Nina Milkina, gran dama del piano
Representante de la vieja escuela de grandes virtuosos,sus preferencias fueron Mozart y Chopin
Nina Milkina era una de esas figuras que se sabía que estaban todavía ahí, que existían, que habían sido, pero a las que el olvido mantenía en una suerte de limbo del que sólo habría de sacarles un día la noticia de una muerte que, inevitablemente, ha llegado y, como no podía ser menos, con días de retraso.
Desde su retirada, por un cáncer que consiguió superar, en 1991, la rusa era un nombre y no una presencia, una pianista para pianistas que, sin embargo, había estado muy activa en la vida musical del Reino Unido, su definitivo país de adopción, a raíz, sobre todo, de sus conciertos en la National Gallery en los días de la Segunda Guerra Mundial, aquéllos que organizara su colega Myra Hess y que mantenían unidos por la música a los londinenses que sabían ya de los bombardeos de la Luftwaffe. También fue solista, bajo la dirección de Henry Wood, en los populares Proms.
En 1926, Milkina había emigrado a París con su familia. Allí tomó clases de piano con Leon Conus y Marguerite Long, estudió composición -escribiendo una suite para piano titulada Mis juguetes- con Alexandr Glazunov, tocó a los 10 años para Rachmaninov y debutó, con 11, junto a la entonces prestigiosa Orquesta Lamourex. Era una época, según manifestara la propia Milkina a la musicóloga Jessica Duchen, en la que "hasta los taxistas de la ciudad eran príncipes rusos".

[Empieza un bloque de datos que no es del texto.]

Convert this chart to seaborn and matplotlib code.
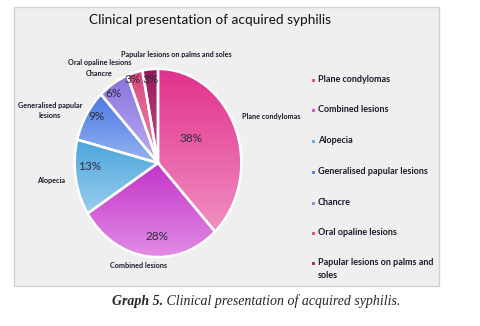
import numpy as np
import matplotlib
matplotlib.use("Agg")
import matplotlib.pyplot as plt
import seaborn as sns
from matplotlib.colors import LinearSegmentedColormap
from matplotlib.patches import Rectangle

# ---- data ----
categories = ["Plane condylomas", "Combined lesions", "Alopecia",
              "Generalised papular lesions", "Chancre", "Oral opaline lesions",
              "Papular lesions on palms and soles"]
values = [38, 28, 13, 9, 6, 3, 3]
slice_labels = ["Plane condylomas", "Combined lesions", "Alopecia",
                "Generalised papular\nlesions", "Chancre", "Oral opaline lesions",
                "Papular lesions on palms and soles"]
legend_labels = ["Plane condylomas", "Combined lesions", "Alopecia",
                 "Generalised papular lesions", "Chancre", "Oral opaline lesions",
                 "Papular lesions on palms and\nsoles"]
title = "Clinical presentation of acquired syphilis"
caption_bold = "Graph 5."
caption_rest = " Clinical presentation of acquired syphilis."

# ---- style ----
top_colors = ["#e1318d", "#c133c7", "#4aa5dc", "#4a78e1", "#8a72dc", "#d8457c", "#98195a"]
bot_colors = ["#f190c2", "#e28ce6", "#9acdee", "#96b4f2", "#bbaef1", "#ea8fb2", "#c1508a"]
mid_colors = ["#e8509e", "#cf55d5", "#62b2e2", "#5e88e6", "#9a86e4", "#e05a88", "#a8286a"]

sns.set_theme(style="white")
plt.rcParams["font.family"] = ["Lato", "DejaVu Sans"]

W, H = 480, 326
fig = plt.figure(figsize=(4.8, 3.26), dpi=100)
fig.patch.set_facecolor("white")

def fx(x):
    return x / W

def fy(y):
    return 1 - y / H

# chart box
fig.patches.append(Rectangle((fx(14), fy(286)), fx(439) - fx(14), fy(7) - fy(286),
                             transform=fig.transFigure, facecolor="#efefef",
                             edgecolor="#d2d2d2", linewidth=1.0, zorder=-5))

fig.text(fx(210), fy(20), title, ha="center", va="center", fontsize=9.8,
         color="#111111")

# pie
cx, cy, rx, ry = 158, 163, 85, 96
ax = fig.add_axes([fx(cx - rx), fy(cy + ry), 2 * rx / W, 2 * ry / H])
ax.set_zorder(2)
ax.patch.set_visible(False)
wedges, _ = ax.pie(values, startangle=90, counterclock=False, radius=1,
                   wedgeprops=dict(edgecolor="white", linewidth=1.8),
                   colors=mid_colors)
ax.set_aspect("auto")
ax.axis("off")

grad = np.linspace(0, 1, 256).reshape(-1, 1)
for w, ct, cb in zip(wedges, top_colors, bot_colors):
    ext = w.get_path().get_extents()
    cmap = LinearSegmentedColormap.from_list("g", [ct, cb])
    im = ax.imshow(grad, cmap=cmap, aspect="auto",
                   extent=(ext.x0, ext.x1, ext.y0, ext.y1), origin="upper",
                   zorder=0.5, interpolation="bilinear")
    im.set_clip_path(w)
    w.set_facecolor("none")
    w.set_zorder(1)
ax.set_aspect("auto")
ax.set_xlim(-1.02, 1.02)
ax.set_ylim(-1.02, 1.02)

# percentage labels (layout positions, normalised pie coords)
pct_pos = [(0.40, 0.26), (-0.01, -0.78), (-0.82, -0.04), (-0.74, 0.49),
           (-0.53, 0.74), (-0.30, 0.89), (-0.09, 0.89)]
for v, (px, py) in zip(values, pct_pos):
    ax.text(px, py, f"{v}%", ha="center", va="center", fontsize=8.5,
            color="#2b2b3a", zorder=3)

# category labels (figure pixel layout)
lab_pos = [(242, 117, "left"), (138, 265, "center"), (51, 181, "center"),
           (50, 110, "center"), (99, 74, "center"), (100, 63, "center"),
           (176, 55, "center")]
for lab, (x, y, ha) in zip(slice_labels, lab_pos):
    fig.text(fx(x), fy(y), lab, ha=ha, va="center", fontsize=5.2,
             fontweight="bold", color="#1a1a2a", linespacing=1.5)

# legend
leg_y = [80, 110, 141, 172, 203, 233, 263]
for lab, c, y in zip(legend_labels, mid_colors, leg_y):
    fig.patches.append(Rectangle((fx(311.5), fy(y + 1.5)), 3 / W, 3 / H,
                                 transform=fig.transFigure, facecolor=c,
                                 edgecolor="none"))
    fig.text(fx(318), fy(y - 5), lab, ha="left", va="top", fontsize=6.5,
             fontweight="bold", color="#1a1a2a", linespacing=1.6)

# caption
t1 = fig.text(fx(112), fy(301), caption_bold, ha="left", va="center", fontsize=10,
              family="Liberation Serif", style="italic", fontweight="bold")
fig.canvas.draw()
bb = t1.get_window_extent(renderer=fig.canvas.get_renderer())
fig.text(bb.x1 / W, fy(301), caption_rest,
         ha="left", va="center", fontsize=10, family="Liberation Serif",
         style="italic")

fig.savefig("out.png", dpi=100, facecolor="white")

En la década de los treinta se instalaría en Londres, en Belsize Park, en la misma casa en la que vivía el también pianista Clifford Curzon -ella arriba y él abajo-, quien la admiraba muy sinceramente y se quejaba de que su talento no acabara de ser definitivamente reconocido.

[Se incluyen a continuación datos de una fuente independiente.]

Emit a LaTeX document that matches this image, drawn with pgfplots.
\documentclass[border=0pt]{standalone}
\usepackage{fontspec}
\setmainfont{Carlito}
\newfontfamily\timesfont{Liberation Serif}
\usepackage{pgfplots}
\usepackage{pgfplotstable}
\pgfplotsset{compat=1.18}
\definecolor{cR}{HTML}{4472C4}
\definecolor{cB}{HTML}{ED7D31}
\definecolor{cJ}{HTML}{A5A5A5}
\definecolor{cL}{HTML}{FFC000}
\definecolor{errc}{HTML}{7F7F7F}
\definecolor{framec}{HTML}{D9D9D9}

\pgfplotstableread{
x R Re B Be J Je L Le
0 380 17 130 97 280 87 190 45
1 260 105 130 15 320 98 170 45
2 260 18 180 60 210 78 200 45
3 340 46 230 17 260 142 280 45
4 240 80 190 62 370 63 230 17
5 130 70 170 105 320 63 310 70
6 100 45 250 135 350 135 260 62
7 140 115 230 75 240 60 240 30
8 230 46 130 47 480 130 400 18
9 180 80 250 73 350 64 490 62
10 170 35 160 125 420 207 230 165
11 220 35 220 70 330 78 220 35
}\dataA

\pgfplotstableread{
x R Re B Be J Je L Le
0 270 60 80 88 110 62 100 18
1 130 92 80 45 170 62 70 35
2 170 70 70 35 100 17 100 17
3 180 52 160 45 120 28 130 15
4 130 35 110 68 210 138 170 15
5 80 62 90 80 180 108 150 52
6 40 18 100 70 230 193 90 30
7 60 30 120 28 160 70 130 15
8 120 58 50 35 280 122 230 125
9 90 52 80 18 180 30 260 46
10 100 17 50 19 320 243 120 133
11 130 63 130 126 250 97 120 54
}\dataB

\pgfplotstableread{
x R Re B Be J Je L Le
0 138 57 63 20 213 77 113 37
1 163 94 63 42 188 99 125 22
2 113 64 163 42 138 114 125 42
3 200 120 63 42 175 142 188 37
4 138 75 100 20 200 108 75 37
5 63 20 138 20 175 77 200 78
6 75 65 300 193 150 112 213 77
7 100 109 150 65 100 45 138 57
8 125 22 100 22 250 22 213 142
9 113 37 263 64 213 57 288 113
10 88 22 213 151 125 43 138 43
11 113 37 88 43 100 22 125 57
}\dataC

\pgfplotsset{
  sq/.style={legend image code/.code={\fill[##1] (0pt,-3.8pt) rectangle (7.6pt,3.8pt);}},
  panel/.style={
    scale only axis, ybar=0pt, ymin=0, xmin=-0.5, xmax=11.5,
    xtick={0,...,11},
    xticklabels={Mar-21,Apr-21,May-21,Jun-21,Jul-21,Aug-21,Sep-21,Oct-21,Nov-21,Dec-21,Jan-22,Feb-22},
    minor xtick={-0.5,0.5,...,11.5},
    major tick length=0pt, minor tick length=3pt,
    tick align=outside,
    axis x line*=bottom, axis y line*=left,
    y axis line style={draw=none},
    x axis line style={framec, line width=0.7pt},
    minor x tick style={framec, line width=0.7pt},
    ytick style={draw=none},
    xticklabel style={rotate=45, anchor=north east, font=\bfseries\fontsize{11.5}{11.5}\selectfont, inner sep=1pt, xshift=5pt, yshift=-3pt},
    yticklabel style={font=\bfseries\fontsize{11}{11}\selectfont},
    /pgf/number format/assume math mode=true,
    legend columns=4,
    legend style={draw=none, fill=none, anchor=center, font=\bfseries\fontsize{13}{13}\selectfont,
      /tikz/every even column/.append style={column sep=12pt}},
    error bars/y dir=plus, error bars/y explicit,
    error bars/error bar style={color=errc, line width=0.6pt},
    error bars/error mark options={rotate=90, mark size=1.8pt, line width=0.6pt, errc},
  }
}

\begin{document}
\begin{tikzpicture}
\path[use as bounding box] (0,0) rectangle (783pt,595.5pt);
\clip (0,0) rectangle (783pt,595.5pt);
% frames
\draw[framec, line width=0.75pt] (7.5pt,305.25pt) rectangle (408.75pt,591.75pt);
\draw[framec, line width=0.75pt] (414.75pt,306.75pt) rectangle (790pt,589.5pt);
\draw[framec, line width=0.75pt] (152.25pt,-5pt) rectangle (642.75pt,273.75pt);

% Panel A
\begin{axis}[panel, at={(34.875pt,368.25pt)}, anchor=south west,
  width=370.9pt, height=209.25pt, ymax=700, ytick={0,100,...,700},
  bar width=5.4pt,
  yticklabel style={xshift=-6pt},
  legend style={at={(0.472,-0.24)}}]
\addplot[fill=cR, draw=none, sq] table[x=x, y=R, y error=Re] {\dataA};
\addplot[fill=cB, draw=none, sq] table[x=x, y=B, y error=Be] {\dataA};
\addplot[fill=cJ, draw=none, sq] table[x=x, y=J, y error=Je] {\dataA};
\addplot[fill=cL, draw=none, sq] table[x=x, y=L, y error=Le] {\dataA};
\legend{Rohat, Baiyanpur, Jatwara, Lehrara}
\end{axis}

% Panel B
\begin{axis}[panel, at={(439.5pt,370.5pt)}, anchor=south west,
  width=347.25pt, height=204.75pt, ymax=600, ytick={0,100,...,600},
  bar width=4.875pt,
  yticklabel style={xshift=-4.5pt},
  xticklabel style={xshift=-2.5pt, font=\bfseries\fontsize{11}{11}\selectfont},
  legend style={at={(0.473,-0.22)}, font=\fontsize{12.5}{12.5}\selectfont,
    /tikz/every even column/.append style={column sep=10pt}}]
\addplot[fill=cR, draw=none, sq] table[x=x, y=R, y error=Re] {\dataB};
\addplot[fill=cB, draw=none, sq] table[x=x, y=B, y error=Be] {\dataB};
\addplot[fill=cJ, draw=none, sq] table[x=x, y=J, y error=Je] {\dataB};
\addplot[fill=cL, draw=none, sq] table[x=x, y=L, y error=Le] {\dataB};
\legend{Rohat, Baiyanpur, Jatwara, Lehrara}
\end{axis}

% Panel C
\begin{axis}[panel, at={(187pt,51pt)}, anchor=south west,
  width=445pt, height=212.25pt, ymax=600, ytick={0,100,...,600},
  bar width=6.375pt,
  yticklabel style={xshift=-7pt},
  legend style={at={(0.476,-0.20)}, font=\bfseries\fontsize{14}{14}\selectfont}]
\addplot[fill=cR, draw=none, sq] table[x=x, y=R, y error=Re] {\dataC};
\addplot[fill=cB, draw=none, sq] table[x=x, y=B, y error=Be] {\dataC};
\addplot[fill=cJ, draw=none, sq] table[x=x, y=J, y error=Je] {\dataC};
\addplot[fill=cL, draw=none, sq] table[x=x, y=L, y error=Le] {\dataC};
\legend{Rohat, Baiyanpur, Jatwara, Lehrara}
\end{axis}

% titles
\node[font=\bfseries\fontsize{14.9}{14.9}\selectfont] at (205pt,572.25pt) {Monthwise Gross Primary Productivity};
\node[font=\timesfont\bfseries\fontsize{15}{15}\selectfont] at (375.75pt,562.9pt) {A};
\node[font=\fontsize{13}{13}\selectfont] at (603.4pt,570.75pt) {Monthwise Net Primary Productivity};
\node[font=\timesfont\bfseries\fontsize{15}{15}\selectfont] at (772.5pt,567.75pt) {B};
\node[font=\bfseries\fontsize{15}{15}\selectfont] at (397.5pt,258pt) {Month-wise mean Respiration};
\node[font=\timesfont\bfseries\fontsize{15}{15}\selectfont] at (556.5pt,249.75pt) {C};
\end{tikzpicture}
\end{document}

Nacida, como Wolfgang Amadeus Mozart, un 27 de enero, Nina Milkina dedicó buena parte de su vida como intérprete a desentrañar la obra del salzburgués. En los inicios del Tercer programa -las emisiones musicales de la BBC-, se encargó de una serie semanal en la que interpretó todas sus sonatas para piano y, años después, fue protagonista, en el Festival de Edimburgo, de un recital conmemorativo del bicentenario del nacimiento del compositor en el que tocó tanto el piano como el pianoforte.
Mozart era uno de sus autores preferidos pero quizá fue en Chopin donde dejó una impronta más personal. Milkina partía de la base segura de una gran técnica, propia de su escuela, pero también de lo que la vida, ese ir de aquí para allá, le había ido dando de experiencia intransferible. Según el pianista americano Craig Seppard, que estudió un tiempo con ella, "era el epítome del encanto y la cultura, y su profesionalidad y su atención a cada nota de la partitura reflejaban la hondura de una personalidad en búsqueda constante".
Afortunadamente, su marido, Alastair Sedgwick, se empeñó, 10 años después de que su mujer debiera retirarse de los escenarios, en recuperar para el disco algunas de sus grabaciones más importantes, disponibles hoy solamente a través de Internet. Así pudimos comprobar la enorme clase de sus Mazurcas, en versiones que algunos críticos han comparado con las de los legendarios Ignaz Friedman o Arthur Rubinstein. O la versatilidad de su repertorio en un registro titulado Nina Milkina at the Wigmore Hall y que presenta piezas que van de Bach a Prokófiev con una curiosa parada en Scarlatti, un músico al que le otorgaba una gracia muy propia, "puro misterio español", según señalara Christopher Howell.
Con la gran pianista rusa muere quien, aunque casi oculta, era una más de las grandes del siglo XX. Como Joyce Hatto -tan secreta como ella y fallecida el pasado verano-, Lili Kraus, Yvonne Lefébure, Tatiana Nikolaieva, Maria Yudina, Monique Haas, Guiomar Novaes, Myra Hess, Moura Lympany, Annie Fischer o Clara Haskil, muy distintas entre sí, muy especiales todas ellas, pero insertas en esa gran tradición pianística que hoy atesora como gran guardiana Bella Davidovich, todavía en activo y decana, junto a la gran Alicia de Larrocha, ya retirada, de las grandes señoras del teclado.